Prof. Lars Roepstorff

  • Prof. Roepstroff defined lameness in horses as “any asymmetry in the horse’s movement which is caused by pain”. This is such a clever explanation, but I suspect that it could also be developed to “any asymmetry in the horse’s movement which is, or has previously, caused pain”, which would also encompass asymmetrical and compensatory movements which have developed & become habitual over time… but that’s just my musings…
  • Asymmetrical movement in the horse of less than 20-25% is really difficult to detect with the naked eye, which is why objective lameness assessment using marker-based systems is so valuable to vets.
  • There are three things which will impact (no pun intended) of the interaction of the hoof with the ground (surface):
    • Impact forces (the forces involved with the deceleration of the hoof when it comes into contact with the ground)
    • Loading forces (the forces when the hoof & limb are carrying the bodyweight of the horse)
    • Propulsive forces (the forces involved with the hoof ‘pushing off’ from the ground)
  • There are no evidence-based ‘safe levels’ for equestrian arena surfaces
  • There is a researcher in America who has designed & created the world’s first mechanical ‘horse hoof’, which is used to test & establish exactly what happens when the horse’s hoof hits the ground
  • There are a number of key characteristics of equestrian artificial arena surfaces, which impact on hoof dynamics & function:
    • Impact firmness (basically the characteristics of the top layer of surface)
    • Cushioning (i.e. what is the maximum load that the surface can take while maintaining its properties?

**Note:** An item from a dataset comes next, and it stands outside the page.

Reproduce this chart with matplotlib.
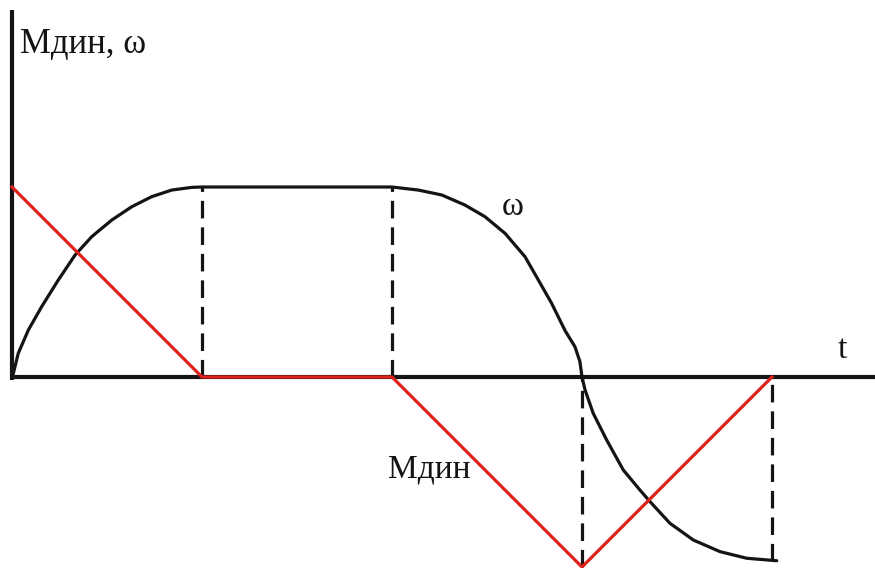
import matplotlib
matplotlib.use("Agg")
import matplotlib.pyplot as plt

# omega curve (t, value)
omega_t = [0.0, 0.007, 0.033, 0.086, 0.156, 0.244, 0.332, 0.419, 0.525, 0.630,
           0.735, 0.841, 0.946, 1.0,
           2.0, 2.138, 2.262, 2.384, 2.489, 2.595, 2.700, 2.770, 2.840, 2.911,
           2.963, 2.989, 3.0,
           3.016, 3.059, 3.130, 3.217, 3.305, 3.358, 3.463, 3.586, 3.726, 3.867, 4.025]
omega_v = [0.0, 0.019, 0.125, 0.247, 0.370, 0.511, 0.642, 0.738, 0.826, 0.896,
           0.949, 0.984, 0.998, 1.0,
           1.0, 0.984, 0.958, 0.905, 0.844, 0.756, 0.633, 0.511, 0.388, 0.244,
           0.159, 0.081, 0.0,
           -0.068, -0.191, -0.332, -0.489, -0.595, -0.656, -0.770, -0.858, -0.919, -0.954, -0.967]

# dynamic torque (piecewise linear)
m_t = [0.0, 1.0, 2.0, 3.0, 4.0]
m_v = [1.0, 0.0, 0.0, -1.0, 0.0]

# dashed verticals: (t, y0, y1)
dash_t = [1.0, 2.0, 3.0, 4.0]
dash_lo = [0.0, 0.0, -1.0, -0.967]
dash_hi = [1.0, 1.0, 0.0, 0.0]

RED = "#E0201B"
BLK = "#141414"

fig = plt.figure(figsize=(8.75, 5.68), dpi=100)
ax = fig.add_axes([0, 0, 1, 1])
ax.set_xlim(-12/190, 863/190)
ax.set_ylim(-191/190, 377/190)
ax.axis("off")

# axes
ax.plot([0, 0], [-3/190, 367/190], color=BLK, lw=3.0, solid_capstyle="butt")
ax.plot([0, 870/190], [0, 0], color=BLK, lw=3.0, solid_capstyle="butt")

for t, lo, hi in zip(dash_t, dash_lo, dash_hi):
    ax.plot([t, t], [lo, hi], color=BLK, lw=2.3, linestyle=(0, (5.5, 2.8)))

ax.plot(omega_t, omega_v, color=BLK, lw=2.3, solid_joinstyle="round",
        solid_capstyle="round")
ax.plot(m_t, m_v, color=RED, lw=2.3, clip_on=False)

serif = ["Liberation Serif", "DejaVu Serif"]
ax.text(8/190, 324/190, "Мдин, ω", fontsize=25, family=serif, color=BLK,
        ha="left", va="baseline")
ax.text(490/190, 162/190, "ω", fontsize=24, family=serif, color=BLK,
        ha="left", va="baseline")
ax.text(826/190, 19/190, "t", fontsize=24, family=serif, color=BLK,
        ha="left", va="baseline")
ax.text(376/190, -100/190, "Мдин", fontsize=24, family=serif, color=BLK,
        ha="left", va="baseline")

fig.savefig("out.png", dpi=100, facecolor="white")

This equates to the middle layer of the surface)
    • Responsiveness (i.e. elasticity of the surface)
    • Grip (the surface needs to reduce slip, but at the same time allow slip!)
    • Uniformity (i.e. how consistent is the surface?)
  • According to Prof. Roepstorff, “there are no poor surfaces, only poor use of surfaces”. Personally I’d add something else to this quote… “and poor maintenance of surfaces”…
  • Prof. Roepstorff also presented unpublished research in relation to the athletic requirements of riders & their training, where he discussed evidence of the impact of rider’s foot balance on the limb & pelvic stability

I made so many notes on the day, and wish I could remember every little detail! However there were lots of really interesting points, and serious scope for greater research. What’s the phrase… “the more you find out, the less you know?”